<<<<

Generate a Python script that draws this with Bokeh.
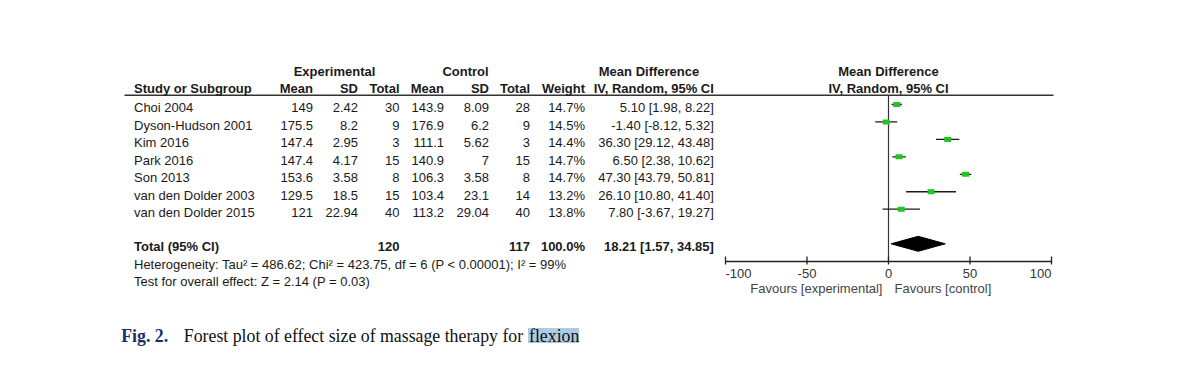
from bokeh.plotting import figure
from bokeh.models import Range1d
from bokeh.embed import file_html
from bokeh.resources import INLINE
from bokeh.core.properties import value

# ---------------- data ----------------
studies = ["Choi 2004", "Dyson-Hudson 2001", "Kim 2016", "Park 2016", "Son 2013",
           "van den Dolder 2003", "van den Dolder 2015"]
exp_mean = [149, 175.5, 147.4, 147.4, 153.6, 129.5, 121]
exp_sd = [2.42, 8.2, 2.95, 4.17, 3.58, 18.5, 22.94]
exp_n = [30, 9, 3, 15, 8, 15, 40]
ctl_mean = [143.9, 176.9, 111.1, 140.9, 106.3, 103.4, 113.2]
ctl_sd = [8.09, 6.2, 5.62, 7, 3.58, 23.1, 29.04]
ctl_n = [28, 9, 3, 15, 8, 14, 40]
weight = [14.7, 14.5, 14.4, 14.7, 14.7, 13.2, 13.8]
md_est = [5.10, -1.40, 36.30, 6.50, 47.30, 26.10, 7.80]
md_lo = [1.98, -8.12, 29.12, 2.38, 43.79, 10.80, -3.67]
md_hi = [8.22, 5.32, 43.48, 10.62, 50.81, 41.40, 19.27]

total_exp_n = 120
total_ctl_n = 117
total_weight = 100.0
pooled_est = 18.21
pooled_lo = 1.57
pooled_hi = 34.85
tau2 = 486.62
chi2 = 423.75
df = 6
p_het = "< 0.00001"
i2 = 99
z_val = 2.14
p_val = 0.03

axis_ticks = [-100, -50, 0, 50, 100]
fav_labels = ["Favours [experimental]", "Favours [control]"]

# ---------------- layout constants (page pixels) ----------------
W, H = 1192, 357
ZERO_PX = 888.0
PX_PER_UNIT = 1.63
AXIS_Y = 261
ROW0 = 107.3
STEP = 17.45
TXT = "#1a1a1a"
FONT = "Liberation Sans"
SERIF = "Liberation Serif"


def to_md(px):
    return (px - ZERO_PX) / PX_PER_UNIT


p = figure(width=W, height=H, x_range=Range1d(0, W), y_range=Range1d(H, 0),
           output_backend="svg", toolbar_location=None, x_axis_location=None,
           y_axis_location=None, min_border=0, outline_line_color=None)
p.xgrid.grid_line_color = None
p.ygrid.grid_line_color = None
p.extra_x_ranges = {"md": Range1d(to_md(0), to_md(W))}


def txt(xs, ys, texts, align="left", bold=False, size="13px", color=TXT, font=FONT,
        rng="default"):
    p.text(x=xs, y=ys, text=texts, text_align=align, text_baseline="middle",
           text_font=value(font), text_font_size=size,
           text_font_style="bold" if bold else "normal", text_color=color,
           x_range_name=rng)


def fmt(v):
    return f"{v:g}"


n = len(studies)
row_y = [ROW0 + STEP * i for i in range(n)]
total_y = 246.0

# header line
p.segment(x0=[124], y0=[94.8], x1=[1053], y1=[94.8], line_color="#333333", line_width=1.5)

# headers
txt([334, 465, 648.5], [71] * 3, ["Experimental", "Control", "Mean Difference"],
    align="center", bold=True)
txt([133.5], [88.3], ["Study or Subgroup"], bold=True)
hdr_x = [312.5, 357.5, 399, 443.5, 488.5, 529.5, 584.5, 713.3]
txt(hdr_x, [88.3] * 8,
    ["Mean", "SD", "Total", "Mean", "SD", "Total", "Weight", "IV, Random, 95% CI"],
    align="right", bold=True)
txt([0, 0], [71, 88.3], ["Mean Difference", "IV, Random, 95% CI"], align="center",
    bold=True, rng="md")

# study rows
txt([133.5] * n, row_y, studies)
txt([312.5] * n, row_y, [fmt(v) for v in exp_mean], align="right")
txt([357.5] * n, row_y, [fmt(v) for v in exp_sd], align="right")
txt([399] * n, row_y, [fmt(v) for v in exp_n], align="right")
txt([443.5] * n, row_y, [fmt(v) for v in ctl_mean], align="right")
txt([488.5] * n, row_y, [fmt(v) for v in ctl_sd], align="right")
txt([529.5] * n, row_y, [fmt(v) for v in ctl_n], align="right")
txt([584.5] * n, row_y, [f"{w:.1f}%" for w in weight], align="right")
txt([713.3] * n, row_y,
    [f"{e:.2f} [{l:.2f}, {h:.2f}]" for e, l, h in zip(md_est, md_lo, md_hi)], align="right")

# total row
txt([133.5], [total_y], ["Total (95% CI)"], bold=True)
txt([399, 529.5, 584.5, 713.3], [total_y] * 4,
    [str(total_exp_n), str(total_ctl_n), f"{total_weight:.1f}%",
     f"{pooled_est:.2f} [{pooled_lo:.2f}, {pooled_hi:.2f}]"], align="right", bold=True)

het = (f"Heterogeneity: Tau\u00b2 = {tau2:.2f}; Chi\u00b2 = {chi2:.2f}, df = {df} "
       f"(P {p_het}); I\u00b2 = {i2}%")
test = f"Test for overall effect: Z = {z_val:.2f} (P = {p_val:.2f})"
txt([133.5], [264], [het])
txt([133.5], [280.7], [test])

# ---------------- forest ----------------
p.segment(x0=[0], y0=[94.8], x1=[0], y1=[AXIS_Y], line_color="#333333", line_width=1.2,
          x_range_name="md")

mark_y = [y - 3.3 for y in row_y]
p.segment(x0=md_lo, y0=mark_y, x1=md_hi, y1=mark_y, line_color="#1a1a1a", line_width=1.3,
          x_range_name="md")
p.rect(x=md_est, y=mark_y, width=7, height=5, width_units="screen", height_units="screen",
       fill_color="#22c322", line_color=None, x_range_name="md")

dy = total_y - 2.7
half_h = 7.5
p.patch(x=[pooled_lo, pooled_est, pooled_hi, pooled_est],
        y=[dy, dy - half_h, dy, dy + half_h], fill_color="black", line_color="black",
        x_range_name="md")

# axis (drawn at the bottom of the forest panel)
nt = len(axis_ticks)
p.segment(x0=[axis_ticks[0]], y0=[AXIS_Y], x1=[axis_ticks[-1]], y1=[AXIS_Y],
          line_color="#222222", line_width=1.3, x_range_name="md")
p.segment(x0=axis_ticks, y0=[AXIS_Y - 5] * nt, x1=axis_ticks, y1=[AXIS_Y + 3] * nt,
          line_color="#222222", line_width=1.3, x_range_name="md")
txt([axis_ticks[0]], [273], [str(axis_ticks[0])], align="left", color="#333333", rng="md")
txt(axis_ticks[1:-1], [273] * (nt - 2), [str(t) for t in axis_ticks[1:-1]], align="center",
    color="#333333", rng="md")
txt([axis_ticks[-1]], [273], [str(axis_ticks[-1])], align="right", color="#333333", rng="md")
txt([-3.7], [288.3], [fav_labels[0]], align="right", color="#444444", rng="md")
txt([3.7], [288.3], [fav_labels[1]], align="left", color="#444444", rng="md")

# caption
p.quad(left=[527.5], right=[578.5], bottom=[342.5], top=[327.5],
       fill_color="#aecbe3", line_color=None)
txt([120.7], [335], ["Fig. 2."], bold=True, size="17.8px", color="#1b2f6b", font=SERIF)
txt([183.3], [335], ["Forest plot of effect size of massage therapy for"],
    size="17.8px", color="#111111", font=SERIF)
txt([528.5], [335], ["flexion"], size="17.8px", color="#111111", font=SERIF)

open("out.html", "w").write(file_html(p, INLINE))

>>>>

# TASK PROMPT
Quote the data exactly, leaving every image out of the copy.

# OUTPUT OF THE TASK
Generate a Python script that draws this with Bokeh.
from bokeh.plotting import figure
from bokeh.models import Range1d
from bokeh.embed import file_html
from bokeh.resources import INLINE
from bokeh.core.properties import value

# ---------------- data ----------------
studies = ["Choi 2004", "Dyson-Hudson 2001", "Kim 2016", "Park 2016", "Son 2013",
           "van den Dolder 2003", "van den Dolder 2015"]
exp_mean = [149, 175.5, 147.4, 147.4, 153.6, 129.5, 121]
exp_sd = [2.42, 8.2, 2.95, 4.17, 3.58, 18.5, 22.94]
exp_n = [30, 9, 3, 15, 8, 15, 40]
ctl_mean = [143.9, 176.9, 111.1, 140.9, 106.3, 103.4, 113.2]
ctl_sd = [8.09, 6.2, 5.62, 7, 3.58, 23.1, 29.04]
ctl_n = [28, 9, 3, 15, 8, 14, 40]
weight = [14.7, 14.5, 14.4, 14.7, 14.7, 13.2, 13.8]
md_est = [5.10, -1.40, 36.30, 6.50, 47.30, 26.10, 7.80]
md_lo = [1.98, -8.12, 29.12, 2.38, 43.79, 10.80, -3.67]
md_hi = [8.22, 5.32, 43.48, 10.62, 50.81, 41.40, 19.27]

total_exp_n = 120
total_ctl_n = 117
total_weight = 100.0
pooled_est = 18.21
pooled_lo = 1.57
pooled_hi = 34.85
tau2 = 486.62
chi2 = 423.75
df = 6
p_het = "< 0.00001"
i2 = 99
z_val = 2.14
p_val = 0.03

axis_ticks = [-100, -50, 0, 50, 100]
fav_labels = ["Favours [experimental]", "Favours [control]"]

# ---------------- layout constants (page pixels) ----------------
W, H = 1192, 357
ZERO_PX = 888.0
PX_PER_UNIT = 1.63
AXIS_Y = 261
ROW0 = 107.3
STEP = 17.45
TXT = "#1a1a1a"
FONT = "Liberation Sans"
SERIF = "Liberation Serif"


def to_md(px):
    return (px - ZERO_PX) / PX_PER_UNIT


p = figure(width=W, height=H, x_range=Range1d(0, W), y_range=Range1d(H, 0),
           output_backend="svg", toolbar_location=None, x_axis_location=None,
           y_axis_location=None, min_border=0, outline_line_color=None)
p.xgrid.grid_line_color = None
p.ygrid.grid_line_color = None
p.extra_x_ranges = {"md": Range1d(to_md(0), to_md(W))}


def txt(xs, ys, texts, align="left", bold=False, size="13px", color=TXT, font=FONT,
        rng="default"):
    p.text(x=xs, y=ys, text=texts, text_align=align, text_baseline="middle",
           text_font=value(font), text_font_size=size,
           text_font_style="bold" if bold else "normal", text_color=color,
           x_range_name=rng)


def fmt(v):
    return f"{v:g}"


n = len(studies)
row_y = [ROW0 + STEP * i for i in range(n)]
total_y = 246.0

# header line
p.segment(x0=[124], y0=[94.8], x1=[1053], y1=[94.8], line_color="#333333", line_width=1.5)

# headers
txt([334, 465, 648.5], [71] * 3, ["Experimental", "Control", "Mean Difference"],
    align="center", bold=True)
txt([133.5], [88.3], ["Study or Subgroup"], bold=True)
hdr_x = [312.5, 357.5, 399, 443.5, 488.5, 529.5, 584.5, 713.3]
txt(hdr_x, [88.3] * 8,
    ["Mean", "SD", "Total", "Mean", "SD", "Total", "Weight", "IV, Random, 95% CI"],
    align="right", bold=True)
txt([0, 0], [71, 88.3], ["Mean Difference", "IV, Random, 95% CI"], align="center",
    bold=True, rng="md")

# study rows
txt([133.5] * n, row_y, studies)
txt([312.5] * n, row_y, [fmt(v) for v in exp_mean], align="right")
txt([357.5] * n, row_y, [fmt(v) for v in exp_sd], align="right")
txt([399] * n, row_y, [fmt(v) for v in exp_n], align="right")
txt([443.5] * n, row_y, [fmt(v) for v in ctl_mean], align="right")
txt([488.5] * n, row_y, [fmt(v) for v in ctl_sd], align="right")
txt([529.5] * n, row_y, [fmt(v) for v in ctl_n], align="right")
txt([584.5] * n, row_y, [f"{w:.1f}%" for w in weight], align="right")
txt([713.3] * n, row_y,
    [f"{e:.2f} [{l:.2f}, {h:.2f}]" for e, l, h in zip(md_est, md_lo, md_hi)], align="right")

# total row
txt([133.5], [total_y], ["Total (95% CI)"], bold=True)
txt([399, 529.5, 584.5, 713.3], [total_y] * 4,
    [str(total_exp_n), str(total_ctl_n), f"{total_weight:.1f}%",
     f"{pooled_est:.2f} [{pooled_lo:.2f}, {pooled_hi:.2f}]"], align="right", bold=True)

het = (f"Heterogeneity: Tau\u00b2 = {tau2:.2f}; Chi\u00b2 = {chi2:.2f}, df = {df} "
       f"(P {p_het}); I\u00b2 = {i2}%")
test = f"Test for overall effect: Z = {z_val:.2f} (P = {p_val:.2f})"
txt([133.5], [264], [het])
txt([133.5], [280.7], [test])

# ---------------- forest ----------------
p.segment(x0=[0], y0=[94.8], x1=[0], y1=[AXIS_Y], line_color="#333333", line_width=1.2,
          x_range_name="md")

mark_y = [y - 3.3 for y in row_y]
p.segment(x0=md_lo, y0=mark_y, x1=md_hi, y1=mark_y, line_color="#1a1a1a", line_width=1.3,
          x_range_name="md")
p.rect(x=md_est, y=mark_y, width=7, height=5, width_units="screen", height_units="screen",
       fill_color="#22c322", line_color=None, x_range_name="md")

dy = total_y - 2.7
half_h = 7.5
p.patch(x=[pooled_lo, pooled_est, pooled_hi, pooled_est],
        y=[dy, dy - half_h, dy, dy + half_h], fill_color="black", line_color="black",
        x_range_name="md")

# axis (drawn at the bottom of the forest panel)
nt = len(axis_ticks)
p.segment(x0=[axis_ticks[0]], y0=[AXIS_Y], x1=[axis_ticks[-1]], y1=[AXIS_Y],
          line_color="#222222", line_width=1.3, x_range_name="md")
p.segment(x0=axis_ticks, y0=[AXIS_Y - 5] * nt, x1=axis_ticks, y1=[AXIS_Y + 3] * nt,
          line_color="#222222", line_width=1.3, x_range_name="md")
txt([axis_ticks[0]], [273], [str(axis_ticks[0])], align="left", color="#333333", rng="md")
txt(axis_ticks[1:-1], [273] * (nt - 2), [str(t) for t in axis_ticks[1:-1]], align="center",
    color="#333333", rng="md")
txt([axis_ticks[-1]], [273], [str(axis_ticks[-1])], align="right", color="#333333", rng="md")
txt([-3.7], [288.3], [fav_labels[0]], align="right", color="#444444", rng="md")
txt([3.7], [288.3], [fav_labels[1]], align="left", color="#444444", rng="md")

# caption
p.quad(left=[527.5], right=[578.5], bottom=[342.5], top=[327.5],
       fill_color="#aecbe3", line_color=None)
txt([120.7], [335], ["Fig. 2."], bold=True, size="17.8px", color="#1b2f6b", font=SERIF)
txt([183.3], [335], ["Forest plot of effect size of massage therapy for"],
    size="17.8px", color="#111111", font=SERIF)
txt([528.5], [335], ["flexion"], size="17.8px", color="#111111", font=SERIF)

open("out.html", "w").write(file_html(p, INLINE))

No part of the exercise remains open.